(Source code of charts)
START

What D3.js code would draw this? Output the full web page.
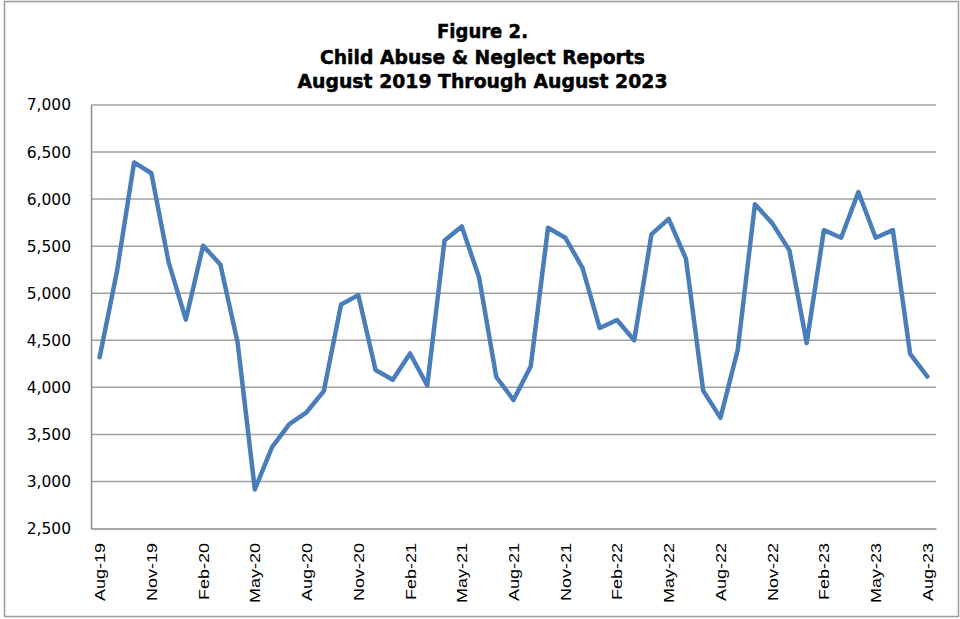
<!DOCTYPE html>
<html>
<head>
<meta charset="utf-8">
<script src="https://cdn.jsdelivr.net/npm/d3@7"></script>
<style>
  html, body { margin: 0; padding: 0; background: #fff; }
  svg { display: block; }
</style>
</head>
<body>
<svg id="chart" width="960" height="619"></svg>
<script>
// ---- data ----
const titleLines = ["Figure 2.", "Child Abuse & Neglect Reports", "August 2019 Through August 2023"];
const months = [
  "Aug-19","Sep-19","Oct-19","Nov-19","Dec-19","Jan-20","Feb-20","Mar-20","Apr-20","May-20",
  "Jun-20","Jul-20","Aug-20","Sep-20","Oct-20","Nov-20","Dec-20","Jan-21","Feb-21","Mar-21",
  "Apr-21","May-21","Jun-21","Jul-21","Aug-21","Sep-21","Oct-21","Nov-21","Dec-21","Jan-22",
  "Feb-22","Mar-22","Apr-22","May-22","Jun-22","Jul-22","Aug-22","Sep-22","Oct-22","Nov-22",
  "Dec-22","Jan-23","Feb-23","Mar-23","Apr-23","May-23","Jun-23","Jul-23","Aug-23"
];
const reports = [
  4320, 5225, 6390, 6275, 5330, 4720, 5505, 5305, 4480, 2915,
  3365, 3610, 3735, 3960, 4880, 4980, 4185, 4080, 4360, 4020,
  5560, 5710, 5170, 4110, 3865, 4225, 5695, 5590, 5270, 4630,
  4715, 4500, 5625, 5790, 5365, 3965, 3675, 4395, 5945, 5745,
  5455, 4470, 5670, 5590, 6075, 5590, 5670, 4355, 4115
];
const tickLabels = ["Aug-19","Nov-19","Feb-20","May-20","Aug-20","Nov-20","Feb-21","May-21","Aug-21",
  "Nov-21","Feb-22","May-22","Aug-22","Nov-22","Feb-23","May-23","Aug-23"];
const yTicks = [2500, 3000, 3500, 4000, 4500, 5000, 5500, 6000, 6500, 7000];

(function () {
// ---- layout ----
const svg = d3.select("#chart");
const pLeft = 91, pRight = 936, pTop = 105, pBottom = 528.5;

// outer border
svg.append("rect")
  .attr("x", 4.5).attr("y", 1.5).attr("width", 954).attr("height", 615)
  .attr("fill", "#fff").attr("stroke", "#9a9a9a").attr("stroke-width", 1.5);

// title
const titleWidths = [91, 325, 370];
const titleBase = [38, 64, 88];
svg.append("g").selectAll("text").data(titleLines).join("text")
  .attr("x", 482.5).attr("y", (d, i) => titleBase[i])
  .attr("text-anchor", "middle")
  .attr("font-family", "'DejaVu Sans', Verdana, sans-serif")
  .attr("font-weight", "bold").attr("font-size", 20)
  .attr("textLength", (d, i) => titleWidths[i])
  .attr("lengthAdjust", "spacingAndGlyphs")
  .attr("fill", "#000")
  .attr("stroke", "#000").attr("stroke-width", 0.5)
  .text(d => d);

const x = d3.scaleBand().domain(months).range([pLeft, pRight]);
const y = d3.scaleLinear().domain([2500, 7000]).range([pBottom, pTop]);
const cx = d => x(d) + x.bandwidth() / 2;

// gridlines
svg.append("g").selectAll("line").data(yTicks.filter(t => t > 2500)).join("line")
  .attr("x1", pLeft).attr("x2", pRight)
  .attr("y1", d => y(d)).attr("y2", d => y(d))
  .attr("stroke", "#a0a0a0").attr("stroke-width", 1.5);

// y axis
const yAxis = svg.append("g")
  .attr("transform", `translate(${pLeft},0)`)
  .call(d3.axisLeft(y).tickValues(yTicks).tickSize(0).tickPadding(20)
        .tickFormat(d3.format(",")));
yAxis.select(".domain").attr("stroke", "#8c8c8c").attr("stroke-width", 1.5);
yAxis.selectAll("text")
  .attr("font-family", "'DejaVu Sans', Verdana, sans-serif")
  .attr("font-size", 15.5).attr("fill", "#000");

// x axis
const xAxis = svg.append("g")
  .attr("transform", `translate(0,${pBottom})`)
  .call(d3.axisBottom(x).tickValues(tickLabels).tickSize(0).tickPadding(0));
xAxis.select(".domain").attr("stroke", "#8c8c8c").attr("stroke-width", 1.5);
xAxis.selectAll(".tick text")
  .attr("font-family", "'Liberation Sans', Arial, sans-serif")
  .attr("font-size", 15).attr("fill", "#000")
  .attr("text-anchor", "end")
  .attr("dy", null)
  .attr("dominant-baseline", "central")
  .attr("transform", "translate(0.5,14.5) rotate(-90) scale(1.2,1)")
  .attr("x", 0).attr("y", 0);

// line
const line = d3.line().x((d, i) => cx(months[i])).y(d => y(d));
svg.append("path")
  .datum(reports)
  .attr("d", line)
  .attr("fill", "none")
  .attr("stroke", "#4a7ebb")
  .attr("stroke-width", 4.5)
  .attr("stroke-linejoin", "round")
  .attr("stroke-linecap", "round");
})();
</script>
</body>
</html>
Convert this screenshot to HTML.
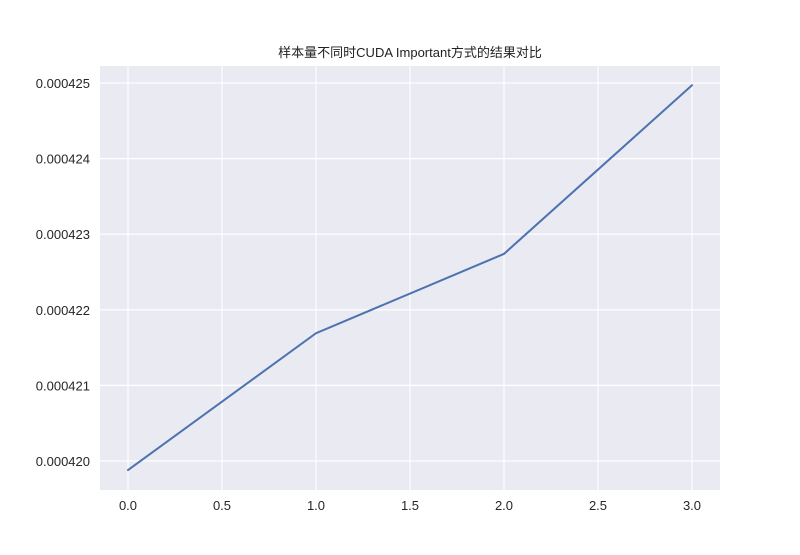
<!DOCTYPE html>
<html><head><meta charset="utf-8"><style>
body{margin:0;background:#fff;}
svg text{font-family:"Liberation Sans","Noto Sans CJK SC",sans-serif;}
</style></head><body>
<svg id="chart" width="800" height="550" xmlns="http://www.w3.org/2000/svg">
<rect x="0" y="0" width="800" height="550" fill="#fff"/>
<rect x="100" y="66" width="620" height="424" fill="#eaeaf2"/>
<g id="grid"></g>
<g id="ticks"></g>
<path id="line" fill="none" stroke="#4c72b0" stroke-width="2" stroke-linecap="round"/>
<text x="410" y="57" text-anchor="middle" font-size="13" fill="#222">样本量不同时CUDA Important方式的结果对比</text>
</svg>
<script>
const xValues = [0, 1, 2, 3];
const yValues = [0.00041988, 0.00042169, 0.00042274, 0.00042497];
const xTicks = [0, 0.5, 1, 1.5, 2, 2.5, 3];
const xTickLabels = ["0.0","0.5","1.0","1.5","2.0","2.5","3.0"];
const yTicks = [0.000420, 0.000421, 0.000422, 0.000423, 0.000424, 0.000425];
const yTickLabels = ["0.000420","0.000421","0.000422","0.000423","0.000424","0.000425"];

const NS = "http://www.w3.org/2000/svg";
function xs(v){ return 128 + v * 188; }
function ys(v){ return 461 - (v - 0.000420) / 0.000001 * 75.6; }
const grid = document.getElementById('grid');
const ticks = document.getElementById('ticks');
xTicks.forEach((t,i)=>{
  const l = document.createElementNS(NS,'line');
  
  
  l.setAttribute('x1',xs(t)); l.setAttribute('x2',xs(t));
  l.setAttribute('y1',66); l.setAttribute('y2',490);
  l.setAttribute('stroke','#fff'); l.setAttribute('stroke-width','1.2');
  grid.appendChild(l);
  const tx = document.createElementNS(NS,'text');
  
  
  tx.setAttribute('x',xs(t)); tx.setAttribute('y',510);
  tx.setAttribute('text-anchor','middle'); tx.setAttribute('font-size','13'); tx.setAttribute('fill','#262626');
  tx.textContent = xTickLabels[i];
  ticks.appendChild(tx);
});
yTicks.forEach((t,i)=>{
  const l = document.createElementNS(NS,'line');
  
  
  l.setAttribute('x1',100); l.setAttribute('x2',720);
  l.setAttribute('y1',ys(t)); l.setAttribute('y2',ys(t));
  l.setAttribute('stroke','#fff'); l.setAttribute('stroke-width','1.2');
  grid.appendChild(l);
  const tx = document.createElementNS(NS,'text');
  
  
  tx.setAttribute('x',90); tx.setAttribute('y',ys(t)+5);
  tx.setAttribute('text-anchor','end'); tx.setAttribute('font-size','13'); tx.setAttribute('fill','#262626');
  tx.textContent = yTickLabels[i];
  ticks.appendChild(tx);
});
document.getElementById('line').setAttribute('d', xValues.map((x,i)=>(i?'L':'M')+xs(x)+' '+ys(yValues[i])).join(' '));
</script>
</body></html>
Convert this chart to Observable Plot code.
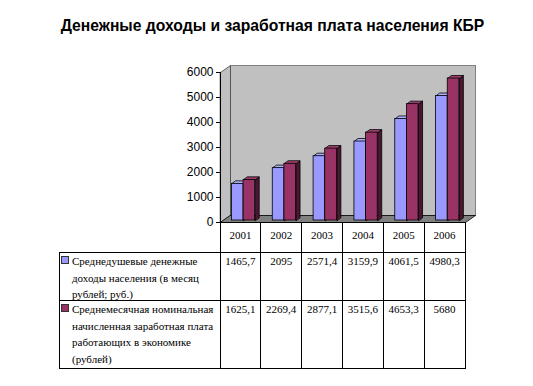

END

### [What the task requires]
Without the pictures, please reproduce each line of the listing above exactly, from the first one through the line bearing "6000, 6500, 7000];".

### [Response for this exercise]
What D3.js code would draw this? Output the full web page.
<!DOCTYPE html>
<html>
<head>
<meta charset="utf-8">
<script src="https://cdn.jsdelivr.net/npm/d3@7"></script>
<style>
  html, body { margin: 0; padding: 0; background: #fff; }
  svg { display: block; }
</style>
</head>
<body>
<svg id="chart" width="960" height="619"></svg>
<script>
// ---- data ----
const titleLines = ["Figure 2.", "Child Abuse & Neglect Reports", "August 2019 Through August 2023"];
const months = [
  "Aug-19","Sep-19","Oct-19","Nov-19","Dec-19","Jan-20","Feb-20","Mar-20","Apr-20","May-20",
  "Jun-20","Jul-20","Aug-20","Sep-20","Oct-20","Nov-20","Dec-20","Jan-21","Feb-21","Mar-21",
  "Apr-21","May-21","Jun-21","Jul-21","Aug-21","Sep-21","Oct-21","Nov-21","Dec-21","Jan-22",
  "Feb-22","Mar-22","Apr-22","May-22","Jun-22","Jul-22","Aug-22","Sep-22","Oct-22","Nov-22",
  "Dec-22","Jan-23","Feb-23","Mar-23","Apr-23","May-23","Jun-23","Jul-23","Aug-23"
];
const reports = [
  4320, 5225, 6390, 6275, 5330, 4720, 5505, 5305, 4480, 2915,
  3365, 3610, 3735, 3960, 4880, 4980, 4185, 4080, 4360, 4020,
  5560, 5710, 5170, 4110, 3865, 4225, 5695, 5590, 5270, 4630,
  4715, 4500, 5625, 5790, 5365, 3965, 3675, 4395, 5945, 5745,
  5455, 4470, 5670, 5590, 6075, 5590, 5670, 4355, 4115
];
const tickLabels = ["Aug-19","Nov-19","Feb-20","May-20","Aug-20","Nov-20","Feb-21","May-21","Aug-21",
  "Nov-21","Feb-22","May-22","Aug-22","Nov-22","Feb-23","May-23","Aug-23"];
const yTicks = [2500, 3000, 3500, 4000, 4500, 5000, 5500, 6000, 6500, 7000];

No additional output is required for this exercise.